Appropriate count distribution for false detection in occupancy models

I’ve been having quite a bit of trouble with the model as specified above, when testing it on my own data - it pretty much unilaterally predicts occupancy as the proportion of samples with reads, regardless of contamination. Upon reflection, I first thought that I was simply predicting poorly the number of contaminants, and improved the model for prediction (there’s a geometric element to this problem due to the combinatorial nature of the issue), but this didn’t work either. However, in working on this I realised that the model above gets the generative model wrong.
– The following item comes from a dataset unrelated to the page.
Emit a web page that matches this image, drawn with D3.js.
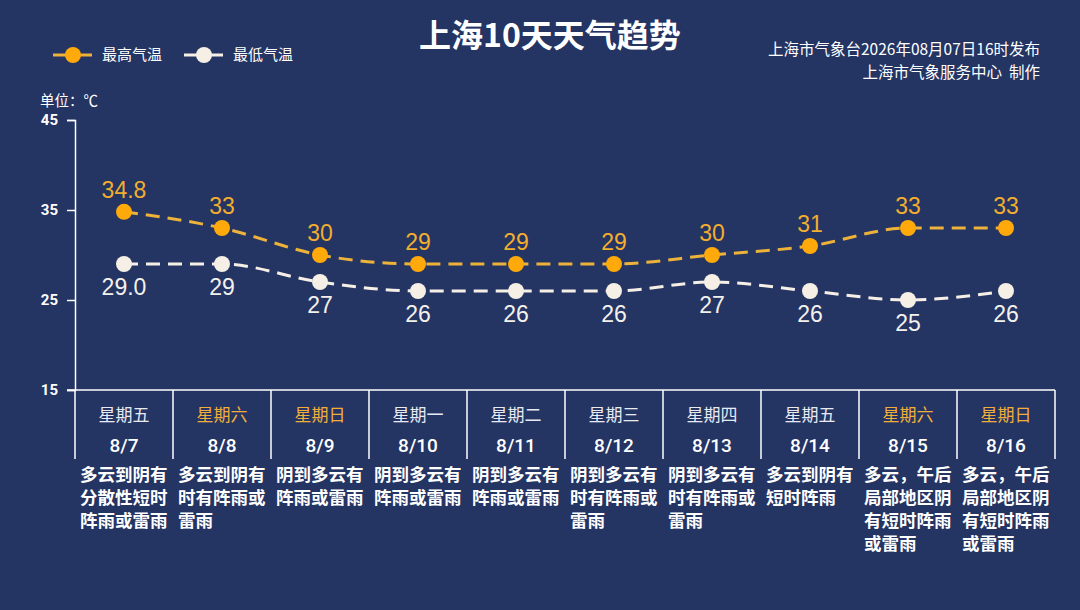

Instead of each sample containing some number of contaminant reads, it’s more correct to think of the total read pool for a taxon as some fixed number. When the tag jumping process occurs, sequences switch out of their original sample into another. Samples with zero sequences for a taxon initially can only gain reads, but samples that initially contained reads can both gain and lose them, with rates proportional to the number of reads available to switch between any pair of tag combinations. Thus, the problem only manifests as ‘contamination’ in samples that originally contained no sequences, and elsewise the number of reads could either be larger or smaller.

Considering this, I have implemented a new model: in a standard occupancy model, we assume that any number of detections (Y_{ij} > 0) guarantees a confirmed presence. Instead, we can model the number of reads required for a confirmed presence using a negative binomial model of the reads from unused combinations, and marginalise over all plausible outcomes. This model gives much more sensible results when run on real data, and I think makes intuitive sense - we cannot be confident a taxon is present until it is higher than some threshold number of reads we see as noise in the data.


The question I have now is how to extend this model to two layers of occupancy. In my original (no false detection) model, samples are clustered within sites, and the predictors for occupancy at the site level differ from those at the within site level. The likelihood looks like the following, where Q_{ijk} is 1 if any sample at a site is occupied and 0 otherwise:

[y_{ijk} \mid \psi_{ij}, \theta_{ijk}] = \begin{cases} \psi_{ij} \left( \prod_{k = 1}^{K} \theta_{ijk}[y_{ijk} \mid p_{ijk}, u_{ijk} = 1] + \\(1 - \theta_{ijk})I(R_{ijk} = 0) \right)&\text{if } Q_{ijk} = 1 &\\ \psi_{ij} \left( \prod_{k = 1}^{K} \theta_{ijk}[y_{ijk} \mid p_{ijk}, u_{ijk} = 1] + \\(1 - \theta_{ijk}) \right) + (1 - \psi_{ij}) &\text{if } Q_{ijk} = 0 \end{cases}

However, I’m not quite sure how to work the marginalisation. There seem to be three possibilities:

  1. Marginalise for each sample individually, and then use only the likelihood for Q = 0. I tested this first and it does not fit well.
  2. Marginalise over the whole likelihood, using a single loop over all samples.
  3. Marginalise over the whole likelihood, but each sample is marginalised individually and thus we consider all possible combinations of the threshold across each set of samples.

I think 2 would be workable, if slow, but three obviously would be intractable (some sites have 45 samples). My intuition varies a little depending on the moment, but my suspicion is that 3) is probably correct, given that the samples are independent within sites?